Caster Semenya is headed back to school. The last bit of news I heard about her was that the pending result of her sex test continues to dominate the track world’s headlines. But in an astonishing display of change the South African Government is ready to use its political influence to support their maligned daughter if the findings from the International Association of Athletics Foundation, the IAAF, go against her. To counter the attack against Ms. Semenya, Leonard Chuene, president of Athletics South Africa, is ready to respond with a two pronged response using sports and politics. Mr. Chuene went on record saying that Ms. Semenya comes from a family of meager means and her status as something other than female is being taken for granted because she does not have the resources to defend herself. Mr. Chuene says that Ms. Semenya has become a ward of the South Africa and her case has been given full consideration by the government, suggesting that she has the political and financial backing for a fight
People have learned a little something from the way the IAAF ran rough shod over Santhi Soundarajan. Ms. Soundarajan was an Indian runner who was stripped of her silver medal she won at the 2006 Asian Games after she failed a gender verification test. It was Ms. Soundarajan’s opinion that since she had come from a small village and had no one to help her in her fight against the IAAF. Ms. Soundarajan was diagnosed with Androgen Insensitivity Syndrome (AIS) diagnosed and was unqualified to compete with woman’s running ever since, her career ruined. Mr. Chuene is determined that Ms. Semenya doesn’t end up suffering the same fate.
What I find most amazing about this turn of events is the fact that this support comes from the South African government. This is the same government that just two decades ago was neck deep in government sanctioned apartheid, state sanctioned racial discrimination against blacks. It took the country less than twenty years to change its mode of operation of treating black people as something to be unworthy of equal status and to morph that into a country that would actually support a black woman accused of being something other than a woman. South Africa isn’t passively waiting for some jury elsewhere to give their verdict indicating whether or not Ms.
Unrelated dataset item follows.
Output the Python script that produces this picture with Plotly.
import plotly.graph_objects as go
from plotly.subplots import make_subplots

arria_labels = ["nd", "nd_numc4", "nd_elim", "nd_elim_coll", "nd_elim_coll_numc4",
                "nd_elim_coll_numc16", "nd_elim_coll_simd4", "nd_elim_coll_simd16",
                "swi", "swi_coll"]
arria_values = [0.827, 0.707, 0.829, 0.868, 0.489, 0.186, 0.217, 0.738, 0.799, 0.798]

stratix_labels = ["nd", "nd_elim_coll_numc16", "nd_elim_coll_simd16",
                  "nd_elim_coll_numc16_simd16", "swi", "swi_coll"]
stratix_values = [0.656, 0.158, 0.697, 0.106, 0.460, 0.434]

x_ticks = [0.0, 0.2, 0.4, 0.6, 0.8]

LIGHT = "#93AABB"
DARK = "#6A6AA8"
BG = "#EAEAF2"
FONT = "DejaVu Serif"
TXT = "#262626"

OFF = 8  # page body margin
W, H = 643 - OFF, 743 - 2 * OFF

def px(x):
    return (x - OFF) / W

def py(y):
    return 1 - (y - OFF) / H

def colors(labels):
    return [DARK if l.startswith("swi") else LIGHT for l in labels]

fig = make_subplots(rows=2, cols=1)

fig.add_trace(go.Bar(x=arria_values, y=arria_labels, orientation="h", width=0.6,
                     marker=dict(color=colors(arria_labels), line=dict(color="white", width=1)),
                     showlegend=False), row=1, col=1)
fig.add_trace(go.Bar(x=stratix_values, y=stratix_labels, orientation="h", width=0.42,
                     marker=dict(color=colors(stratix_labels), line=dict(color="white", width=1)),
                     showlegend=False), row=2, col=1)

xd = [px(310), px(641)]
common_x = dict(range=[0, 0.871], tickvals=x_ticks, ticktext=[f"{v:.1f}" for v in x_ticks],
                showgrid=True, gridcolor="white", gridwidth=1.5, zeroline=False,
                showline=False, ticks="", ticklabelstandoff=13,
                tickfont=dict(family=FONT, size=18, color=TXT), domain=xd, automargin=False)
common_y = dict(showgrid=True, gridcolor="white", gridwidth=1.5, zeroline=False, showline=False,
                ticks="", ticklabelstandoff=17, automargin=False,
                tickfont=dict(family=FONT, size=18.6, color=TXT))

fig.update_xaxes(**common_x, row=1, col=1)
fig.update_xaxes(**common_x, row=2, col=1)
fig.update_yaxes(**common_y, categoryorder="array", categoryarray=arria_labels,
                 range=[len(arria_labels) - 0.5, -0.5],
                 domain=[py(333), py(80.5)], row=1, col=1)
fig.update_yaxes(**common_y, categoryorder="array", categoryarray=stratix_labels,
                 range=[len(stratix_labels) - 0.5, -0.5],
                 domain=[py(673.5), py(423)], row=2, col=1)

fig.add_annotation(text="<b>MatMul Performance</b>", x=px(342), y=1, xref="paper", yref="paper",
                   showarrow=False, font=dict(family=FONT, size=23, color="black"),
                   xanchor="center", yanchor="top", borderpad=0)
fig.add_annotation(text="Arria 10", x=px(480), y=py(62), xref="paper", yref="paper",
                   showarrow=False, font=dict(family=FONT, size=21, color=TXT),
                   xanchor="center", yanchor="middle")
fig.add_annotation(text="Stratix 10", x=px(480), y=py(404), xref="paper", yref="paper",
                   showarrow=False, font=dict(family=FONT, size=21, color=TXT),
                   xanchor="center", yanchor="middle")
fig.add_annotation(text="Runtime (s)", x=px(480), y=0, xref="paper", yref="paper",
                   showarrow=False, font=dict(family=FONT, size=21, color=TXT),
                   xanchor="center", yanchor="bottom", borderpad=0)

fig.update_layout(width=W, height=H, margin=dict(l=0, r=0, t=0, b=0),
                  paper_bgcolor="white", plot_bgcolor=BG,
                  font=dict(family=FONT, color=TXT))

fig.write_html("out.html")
Semenya is one hundred percent female before it decides to give their support. South Africa stands ready now to defend Ms. Semenya with everything it’s got.
In contrast, many people in the black community are waiting for some confirmation of gender from the IAAF’s doctors and other specialists that Ms. Semenya is indeed what she claims to be before they would embrace this sister. In a lot of people’s eyes, she’s too manly or too muscle bound to be worth supporting. It’s only after somebody like the various doctors of the IAAF give their seal of approval will these people then change their position and support people “like this”, meaning those who may possess an abnormality such as AIS.
But while doing a little research on this topic, one thing that became apparent was the fact that Ms. Semenya and Ms. Soundarajan were both from locales where poverty is the norm. In fact, according to her coach, Ms. Soundarajan was brought up in a rural India environment so impoverished that she only started eating proper meals in 2004, at the age of twenty three. After years of her body adapting to doing without adequate food, a healthy meal probably gave her more energy than she ever needed, giving her much more stamina than her body ever thought possible. Indeed, it may have been the lack of adequate nutrition during her crucial growth years that led to Ms. Soundarajan’s body having underdeveloped sex organs. And now people think that the years of dealing with hunger and possibly starvation gives people like her and Ms. Semenya an unfair advantage.
This is just a theory. There is no scientific evidence to support this argument. I wouldn’t really know how to prove anything scientifically to save my life. But by the same token, it has yet to be proven that Ms. Semenya has AIS or any other gender abnormality and yet people feel entitled to disqualify her and hold her up to suspicion with little facts other than her appearance and the sound of her voice. To compound that unresolved question, it has yet to be adequately proven that a condition of AIS gives anyone some unfair performance advantage. This is why the South African government wants to come to her aid to make sure that any condemnation of Ms. Semenya is truly proven beyond any shadow of doubt. Hunches and suspicions and arbitrary gender testing does not qualify.
The country that is best known for its shameful treatment of black people is coming to the aid and supporting this product of the black community. This is the same country with a history that back in the day would never allow a black person to run on any track with a white person. They understand the stakes. A contest between the IAAF and Ms. Semenya is no contest at all. The IAAF has a history of using the suspicion of AIS as a reason to destroy reputations of people who have no means to question anything about the results.
This young lady needed someone to believe in her if she is going to come through this with her dignity and her reputation intact. I give my complements to the South African people for their willingness as a collective to step to the plate and combat this prejudice against their daughter. It is simply too bad that more people don’t have the courage to stand by her and to support her and to believe that she has earned every right to be on the field running in competition with other women.